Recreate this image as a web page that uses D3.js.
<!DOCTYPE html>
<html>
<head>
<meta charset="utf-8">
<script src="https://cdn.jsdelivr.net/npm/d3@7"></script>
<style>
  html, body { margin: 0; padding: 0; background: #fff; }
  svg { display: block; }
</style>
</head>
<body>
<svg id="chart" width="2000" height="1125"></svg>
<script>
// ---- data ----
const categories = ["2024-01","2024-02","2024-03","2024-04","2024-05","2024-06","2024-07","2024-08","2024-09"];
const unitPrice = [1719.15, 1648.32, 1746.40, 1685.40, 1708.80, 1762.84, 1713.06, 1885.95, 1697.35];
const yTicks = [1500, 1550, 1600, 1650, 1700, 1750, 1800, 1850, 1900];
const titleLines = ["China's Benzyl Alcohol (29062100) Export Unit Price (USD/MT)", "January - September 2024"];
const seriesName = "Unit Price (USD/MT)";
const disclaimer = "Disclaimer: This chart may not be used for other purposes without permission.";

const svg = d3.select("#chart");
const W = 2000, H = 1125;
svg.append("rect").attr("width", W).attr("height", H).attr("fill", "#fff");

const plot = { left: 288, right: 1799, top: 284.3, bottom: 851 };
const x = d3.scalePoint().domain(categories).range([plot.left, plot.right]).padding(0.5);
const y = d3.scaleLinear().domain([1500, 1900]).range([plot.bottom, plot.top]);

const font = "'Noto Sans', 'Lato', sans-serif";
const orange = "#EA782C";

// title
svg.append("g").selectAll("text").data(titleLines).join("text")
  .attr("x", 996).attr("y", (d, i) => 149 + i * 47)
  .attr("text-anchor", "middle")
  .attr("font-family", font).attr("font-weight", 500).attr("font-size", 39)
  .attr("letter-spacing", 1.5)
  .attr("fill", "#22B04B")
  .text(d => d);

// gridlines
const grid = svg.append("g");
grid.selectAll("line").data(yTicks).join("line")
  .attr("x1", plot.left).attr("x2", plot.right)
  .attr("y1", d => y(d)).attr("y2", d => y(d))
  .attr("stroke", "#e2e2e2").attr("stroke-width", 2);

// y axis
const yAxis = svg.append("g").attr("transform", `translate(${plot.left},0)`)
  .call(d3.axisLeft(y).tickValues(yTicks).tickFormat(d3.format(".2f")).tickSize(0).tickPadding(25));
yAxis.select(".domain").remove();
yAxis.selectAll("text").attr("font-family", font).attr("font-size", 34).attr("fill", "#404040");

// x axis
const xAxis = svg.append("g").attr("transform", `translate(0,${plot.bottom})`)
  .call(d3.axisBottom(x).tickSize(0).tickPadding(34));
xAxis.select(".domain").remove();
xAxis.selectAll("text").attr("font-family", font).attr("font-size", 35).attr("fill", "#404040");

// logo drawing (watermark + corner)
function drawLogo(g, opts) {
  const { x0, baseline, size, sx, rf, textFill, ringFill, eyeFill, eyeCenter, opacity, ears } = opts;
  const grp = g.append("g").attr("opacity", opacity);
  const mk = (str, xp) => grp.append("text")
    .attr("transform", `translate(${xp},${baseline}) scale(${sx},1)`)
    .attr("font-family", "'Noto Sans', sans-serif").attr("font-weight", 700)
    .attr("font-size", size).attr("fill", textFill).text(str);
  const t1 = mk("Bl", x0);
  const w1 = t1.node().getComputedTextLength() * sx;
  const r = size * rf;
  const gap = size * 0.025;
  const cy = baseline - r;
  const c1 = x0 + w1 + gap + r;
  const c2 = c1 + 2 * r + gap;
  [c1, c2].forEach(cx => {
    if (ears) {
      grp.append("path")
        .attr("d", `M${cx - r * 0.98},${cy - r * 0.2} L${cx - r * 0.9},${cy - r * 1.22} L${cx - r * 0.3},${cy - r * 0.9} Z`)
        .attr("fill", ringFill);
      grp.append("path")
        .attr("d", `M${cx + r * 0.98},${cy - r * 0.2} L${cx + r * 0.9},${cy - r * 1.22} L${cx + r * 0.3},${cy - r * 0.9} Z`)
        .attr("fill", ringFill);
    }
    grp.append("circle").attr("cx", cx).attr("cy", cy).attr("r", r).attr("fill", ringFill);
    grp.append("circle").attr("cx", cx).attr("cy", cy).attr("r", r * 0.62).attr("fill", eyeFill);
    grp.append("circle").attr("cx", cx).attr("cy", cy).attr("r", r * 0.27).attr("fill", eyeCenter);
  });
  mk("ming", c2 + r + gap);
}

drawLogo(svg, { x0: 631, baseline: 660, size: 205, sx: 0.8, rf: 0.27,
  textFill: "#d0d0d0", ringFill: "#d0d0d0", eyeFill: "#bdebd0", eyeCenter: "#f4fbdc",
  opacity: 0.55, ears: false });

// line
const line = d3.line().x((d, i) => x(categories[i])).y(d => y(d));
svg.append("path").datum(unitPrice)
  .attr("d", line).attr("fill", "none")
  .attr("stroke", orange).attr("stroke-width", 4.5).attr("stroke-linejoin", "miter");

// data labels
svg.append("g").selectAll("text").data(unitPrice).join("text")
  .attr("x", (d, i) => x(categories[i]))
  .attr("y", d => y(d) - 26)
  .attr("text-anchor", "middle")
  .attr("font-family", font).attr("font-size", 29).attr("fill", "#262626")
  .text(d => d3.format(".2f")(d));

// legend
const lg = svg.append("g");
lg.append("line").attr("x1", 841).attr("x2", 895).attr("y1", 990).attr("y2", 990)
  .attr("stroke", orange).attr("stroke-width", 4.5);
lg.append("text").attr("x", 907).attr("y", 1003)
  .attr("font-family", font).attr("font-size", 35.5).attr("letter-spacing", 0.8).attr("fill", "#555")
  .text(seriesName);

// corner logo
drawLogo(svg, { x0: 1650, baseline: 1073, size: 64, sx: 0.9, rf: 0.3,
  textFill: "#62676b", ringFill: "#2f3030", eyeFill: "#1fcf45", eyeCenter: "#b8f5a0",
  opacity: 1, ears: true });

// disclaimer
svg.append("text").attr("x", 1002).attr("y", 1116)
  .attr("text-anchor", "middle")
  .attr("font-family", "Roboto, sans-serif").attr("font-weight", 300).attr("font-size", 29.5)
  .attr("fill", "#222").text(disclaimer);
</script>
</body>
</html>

□ □ □

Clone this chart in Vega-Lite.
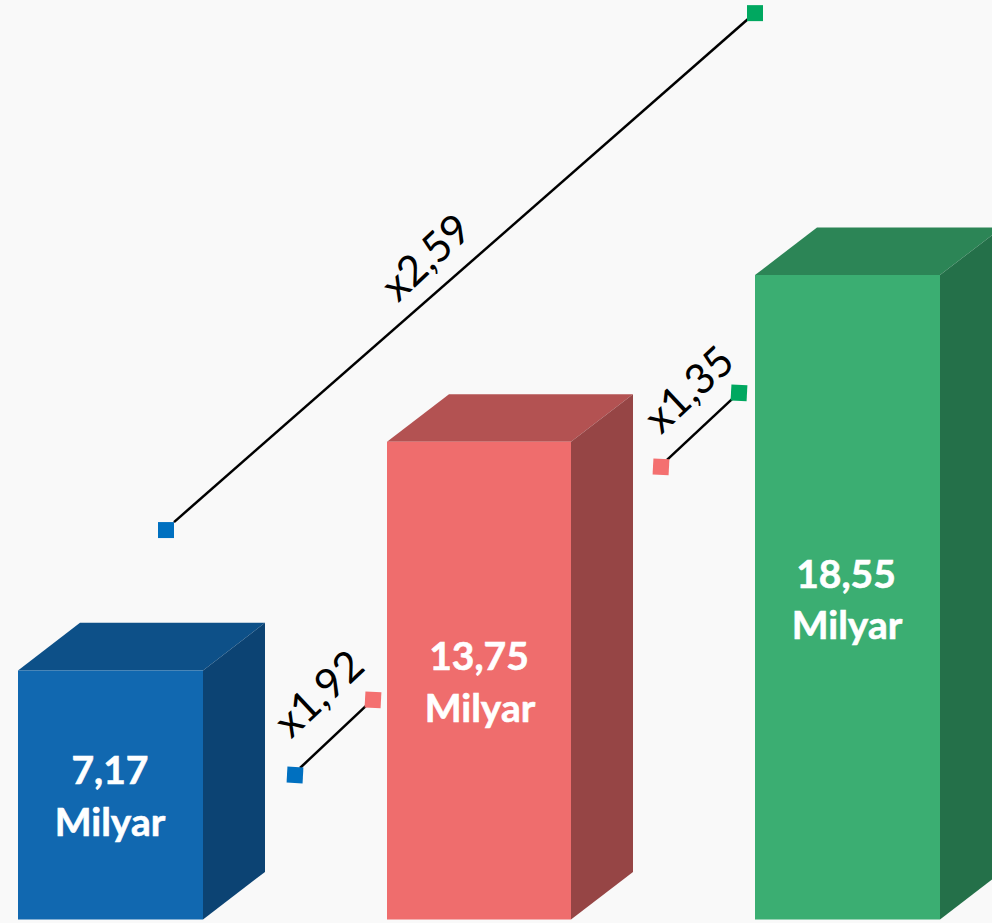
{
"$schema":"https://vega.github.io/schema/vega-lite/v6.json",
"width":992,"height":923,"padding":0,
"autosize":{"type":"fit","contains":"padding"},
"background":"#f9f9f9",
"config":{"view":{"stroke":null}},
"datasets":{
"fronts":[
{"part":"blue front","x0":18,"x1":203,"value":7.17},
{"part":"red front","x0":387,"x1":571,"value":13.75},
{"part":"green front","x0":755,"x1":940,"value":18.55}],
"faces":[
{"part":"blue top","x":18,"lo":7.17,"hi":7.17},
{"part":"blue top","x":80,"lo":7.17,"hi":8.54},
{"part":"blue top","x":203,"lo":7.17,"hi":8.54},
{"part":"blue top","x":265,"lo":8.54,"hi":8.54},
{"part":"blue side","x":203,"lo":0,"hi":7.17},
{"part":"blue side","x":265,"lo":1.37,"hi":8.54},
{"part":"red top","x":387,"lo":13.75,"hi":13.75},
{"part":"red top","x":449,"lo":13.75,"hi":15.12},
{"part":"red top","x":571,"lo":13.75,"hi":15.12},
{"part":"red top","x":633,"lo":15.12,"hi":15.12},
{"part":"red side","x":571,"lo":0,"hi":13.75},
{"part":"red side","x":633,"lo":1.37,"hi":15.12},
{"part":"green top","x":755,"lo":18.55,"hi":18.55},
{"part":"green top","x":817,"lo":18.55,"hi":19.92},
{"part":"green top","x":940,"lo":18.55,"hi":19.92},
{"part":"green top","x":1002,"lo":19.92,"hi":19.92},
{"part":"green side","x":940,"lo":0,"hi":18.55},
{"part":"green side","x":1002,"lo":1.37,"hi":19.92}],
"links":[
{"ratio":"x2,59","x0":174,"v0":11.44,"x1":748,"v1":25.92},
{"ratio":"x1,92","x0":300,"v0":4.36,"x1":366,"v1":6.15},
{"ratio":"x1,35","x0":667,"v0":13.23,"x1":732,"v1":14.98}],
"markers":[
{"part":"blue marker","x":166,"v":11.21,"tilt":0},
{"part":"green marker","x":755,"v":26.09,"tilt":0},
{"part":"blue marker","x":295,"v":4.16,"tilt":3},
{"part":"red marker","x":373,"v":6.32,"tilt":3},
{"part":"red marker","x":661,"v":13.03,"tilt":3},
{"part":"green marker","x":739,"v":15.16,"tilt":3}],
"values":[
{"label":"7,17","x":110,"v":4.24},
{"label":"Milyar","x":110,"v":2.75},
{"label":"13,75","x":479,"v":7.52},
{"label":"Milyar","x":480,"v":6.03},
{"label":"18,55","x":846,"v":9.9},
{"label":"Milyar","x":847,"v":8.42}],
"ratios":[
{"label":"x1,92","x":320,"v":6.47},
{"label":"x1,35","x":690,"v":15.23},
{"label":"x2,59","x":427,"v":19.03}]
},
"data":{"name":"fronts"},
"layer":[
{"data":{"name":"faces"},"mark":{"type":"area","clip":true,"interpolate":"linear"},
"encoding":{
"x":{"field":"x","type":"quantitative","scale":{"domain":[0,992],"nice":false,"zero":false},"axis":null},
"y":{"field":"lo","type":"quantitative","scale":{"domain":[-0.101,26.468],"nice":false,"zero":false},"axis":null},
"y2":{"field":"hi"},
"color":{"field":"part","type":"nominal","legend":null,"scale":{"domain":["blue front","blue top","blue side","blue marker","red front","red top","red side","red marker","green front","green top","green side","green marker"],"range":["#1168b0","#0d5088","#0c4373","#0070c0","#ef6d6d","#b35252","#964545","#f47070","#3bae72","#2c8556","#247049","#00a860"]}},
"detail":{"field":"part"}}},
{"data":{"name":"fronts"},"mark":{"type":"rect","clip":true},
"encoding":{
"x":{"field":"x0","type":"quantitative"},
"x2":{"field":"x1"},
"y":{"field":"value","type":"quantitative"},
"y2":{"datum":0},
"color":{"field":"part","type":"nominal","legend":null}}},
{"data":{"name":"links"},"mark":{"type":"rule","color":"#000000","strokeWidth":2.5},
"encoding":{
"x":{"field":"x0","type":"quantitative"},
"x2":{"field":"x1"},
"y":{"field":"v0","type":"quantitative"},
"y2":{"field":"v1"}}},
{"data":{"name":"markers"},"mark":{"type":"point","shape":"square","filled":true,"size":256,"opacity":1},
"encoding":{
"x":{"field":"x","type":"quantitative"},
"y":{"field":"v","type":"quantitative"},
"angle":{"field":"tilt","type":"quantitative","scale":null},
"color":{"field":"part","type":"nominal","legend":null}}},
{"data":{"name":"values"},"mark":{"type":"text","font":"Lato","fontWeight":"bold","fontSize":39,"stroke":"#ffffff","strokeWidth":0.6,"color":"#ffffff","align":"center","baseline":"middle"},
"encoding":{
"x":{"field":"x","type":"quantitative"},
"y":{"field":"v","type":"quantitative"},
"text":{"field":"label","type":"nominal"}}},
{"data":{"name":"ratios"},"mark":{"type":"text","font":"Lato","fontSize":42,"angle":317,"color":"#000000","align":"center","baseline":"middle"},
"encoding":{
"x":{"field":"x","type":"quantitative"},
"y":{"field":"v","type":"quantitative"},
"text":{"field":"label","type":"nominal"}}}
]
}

□ □ □

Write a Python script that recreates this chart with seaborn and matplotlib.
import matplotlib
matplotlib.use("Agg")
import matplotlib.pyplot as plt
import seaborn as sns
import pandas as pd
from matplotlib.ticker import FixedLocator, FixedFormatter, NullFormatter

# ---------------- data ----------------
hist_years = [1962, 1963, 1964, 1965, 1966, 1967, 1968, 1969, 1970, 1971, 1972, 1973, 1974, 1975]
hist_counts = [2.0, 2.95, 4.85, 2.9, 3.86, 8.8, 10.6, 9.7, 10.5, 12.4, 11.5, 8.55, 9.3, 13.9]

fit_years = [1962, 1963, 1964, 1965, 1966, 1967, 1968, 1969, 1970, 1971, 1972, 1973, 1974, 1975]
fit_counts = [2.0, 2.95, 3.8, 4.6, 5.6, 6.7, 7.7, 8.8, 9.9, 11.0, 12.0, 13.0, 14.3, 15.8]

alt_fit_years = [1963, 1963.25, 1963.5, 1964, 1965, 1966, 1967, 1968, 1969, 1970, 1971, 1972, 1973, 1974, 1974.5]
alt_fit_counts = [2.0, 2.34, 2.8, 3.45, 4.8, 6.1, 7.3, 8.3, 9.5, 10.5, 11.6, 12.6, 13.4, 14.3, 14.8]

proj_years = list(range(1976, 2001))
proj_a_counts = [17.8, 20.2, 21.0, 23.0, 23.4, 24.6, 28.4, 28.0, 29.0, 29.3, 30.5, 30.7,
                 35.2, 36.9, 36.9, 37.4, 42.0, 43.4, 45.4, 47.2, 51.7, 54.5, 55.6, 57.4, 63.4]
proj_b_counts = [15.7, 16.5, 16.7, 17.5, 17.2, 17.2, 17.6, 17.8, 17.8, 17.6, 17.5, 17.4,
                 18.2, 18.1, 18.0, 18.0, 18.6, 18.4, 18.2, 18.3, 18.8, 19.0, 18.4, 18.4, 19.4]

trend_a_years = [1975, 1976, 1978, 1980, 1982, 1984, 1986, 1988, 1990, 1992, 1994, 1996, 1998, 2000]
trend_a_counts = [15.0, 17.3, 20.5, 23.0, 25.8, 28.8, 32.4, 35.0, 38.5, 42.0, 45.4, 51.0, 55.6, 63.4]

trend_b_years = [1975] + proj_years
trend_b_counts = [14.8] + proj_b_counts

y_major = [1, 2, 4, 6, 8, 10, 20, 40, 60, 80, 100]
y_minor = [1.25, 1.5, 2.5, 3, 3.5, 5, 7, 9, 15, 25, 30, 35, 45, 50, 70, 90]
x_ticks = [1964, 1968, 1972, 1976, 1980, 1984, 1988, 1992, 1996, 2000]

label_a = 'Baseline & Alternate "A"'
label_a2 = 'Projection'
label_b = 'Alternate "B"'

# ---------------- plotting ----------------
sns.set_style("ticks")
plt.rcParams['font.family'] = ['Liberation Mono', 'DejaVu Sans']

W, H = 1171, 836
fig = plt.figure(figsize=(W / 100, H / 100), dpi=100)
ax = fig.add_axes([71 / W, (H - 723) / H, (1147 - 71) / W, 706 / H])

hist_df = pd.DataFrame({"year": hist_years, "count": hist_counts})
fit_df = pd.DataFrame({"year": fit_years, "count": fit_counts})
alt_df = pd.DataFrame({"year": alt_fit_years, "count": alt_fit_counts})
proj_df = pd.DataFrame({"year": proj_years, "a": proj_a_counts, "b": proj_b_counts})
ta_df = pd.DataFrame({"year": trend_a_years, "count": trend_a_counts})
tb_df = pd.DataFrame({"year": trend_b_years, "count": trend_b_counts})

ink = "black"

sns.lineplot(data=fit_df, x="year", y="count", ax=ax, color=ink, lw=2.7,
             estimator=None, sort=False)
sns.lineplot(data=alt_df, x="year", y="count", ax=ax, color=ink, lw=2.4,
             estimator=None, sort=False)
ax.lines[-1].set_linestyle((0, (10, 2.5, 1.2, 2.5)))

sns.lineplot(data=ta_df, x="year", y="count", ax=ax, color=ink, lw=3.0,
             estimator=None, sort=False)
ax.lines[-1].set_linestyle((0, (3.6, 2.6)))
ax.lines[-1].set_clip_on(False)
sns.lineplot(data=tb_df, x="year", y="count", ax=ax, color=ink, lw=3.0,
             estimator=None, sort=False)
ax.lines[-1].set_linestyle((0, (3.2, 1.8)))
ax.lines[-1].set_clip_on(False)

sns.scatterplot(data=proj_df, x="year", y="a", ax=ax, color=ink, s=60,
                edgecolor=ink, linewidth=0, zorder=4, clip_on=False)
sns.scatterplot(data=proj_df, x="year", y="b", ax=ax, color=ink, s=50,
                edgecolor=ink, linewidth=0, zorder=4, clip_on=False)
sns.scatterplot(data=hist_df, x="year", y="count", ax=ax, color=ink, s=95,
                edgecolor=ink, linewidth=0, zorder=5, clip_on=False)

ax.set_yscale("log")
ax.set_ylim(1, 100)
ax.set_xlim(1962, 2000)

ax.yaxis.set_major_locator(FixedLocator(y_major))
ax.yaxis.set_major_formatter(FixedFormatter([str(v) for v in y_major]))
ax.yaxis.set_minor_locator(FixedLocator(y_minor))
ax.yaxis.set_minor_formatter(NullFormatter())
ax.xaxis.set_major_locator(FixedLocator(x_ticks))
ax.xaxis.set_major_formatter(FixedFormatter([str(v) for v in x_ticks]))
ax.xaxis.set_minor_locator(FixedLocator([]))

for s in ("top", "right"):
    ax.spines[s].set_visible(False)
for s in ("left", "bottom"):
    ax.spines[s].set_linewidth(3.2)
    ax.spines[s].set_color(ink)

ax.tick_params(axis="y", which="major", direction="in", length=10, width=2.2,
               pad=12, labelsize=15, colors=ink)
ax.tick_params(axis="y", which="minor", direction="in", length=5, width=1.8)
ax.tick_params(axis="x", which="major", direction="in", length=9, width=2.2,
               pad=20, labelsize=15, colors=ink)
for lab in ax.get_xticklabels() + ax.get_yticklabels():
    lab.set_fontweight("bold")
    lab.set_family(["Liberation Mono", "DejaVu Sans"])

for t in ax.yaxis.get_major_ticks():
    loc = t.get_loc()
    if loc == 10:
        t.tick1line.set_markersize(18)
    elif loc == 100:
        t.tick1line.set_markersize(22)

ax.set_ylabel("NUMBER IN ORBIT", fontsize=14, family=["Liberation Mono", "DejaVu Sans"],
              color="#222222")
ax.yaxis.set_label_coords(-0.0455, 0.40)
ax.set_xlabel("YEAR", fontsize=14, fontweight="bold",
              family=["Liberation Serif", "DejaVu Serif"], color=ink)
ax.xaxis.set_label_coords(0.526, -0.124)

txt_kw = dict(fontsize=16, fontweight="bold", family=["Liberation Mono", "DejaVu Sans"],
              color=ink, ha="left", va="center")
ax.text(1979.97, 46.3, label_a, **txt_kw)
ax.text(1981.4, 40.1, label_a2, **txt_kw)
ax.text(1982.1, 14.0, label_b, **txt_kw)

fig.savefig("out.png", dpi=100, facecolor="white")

□ □ □

(TASK TO COMPLETE) In the listing above, find the line containing "Recreate this image" and the line containing "This chart may", then quote both, plus every line between them, exactly as written.

(WRITTEN SOLUTION)
Recreate this image as a web page that uses D3.js.
<!DOCTYPE html>
<html>
<head>
<meta charset="utf-8">
<script src="https://cdn.jsdelivr.net/npm/d3@7"></script>
<style>
  html, body { margin: 0; padding: 0; background: #fff; }
  svg { display: block; }
</style>
</head>
<body>
<svg id="chart" width="2000" height="1125"></svg>
<script>
// ---- data ----
const categories = ["2024-01","2024-02","2024-03","2024-04","2024-05","2024-06","2024-07","2024-08","2024-09"];
const unitPrice = [1719.15, 1648.32, 1746.40, 1685.40, 1708.80, 1762.84, 1713.06, 1885.95, 1697.35];
const yTicks = [1500, 1550, 1600, 1650, 1700, 1750, 1800, 1850, 1900];
const titleLines = ["China's Benzyl Alcohol (29062100) Export Unit Price (USD/MT)", "January - September 2024"];
const seriesName = "Unit Price (USD/MT)";
const disclaimer = "Disclaimer: This chart may not be used for other purposes without permission.";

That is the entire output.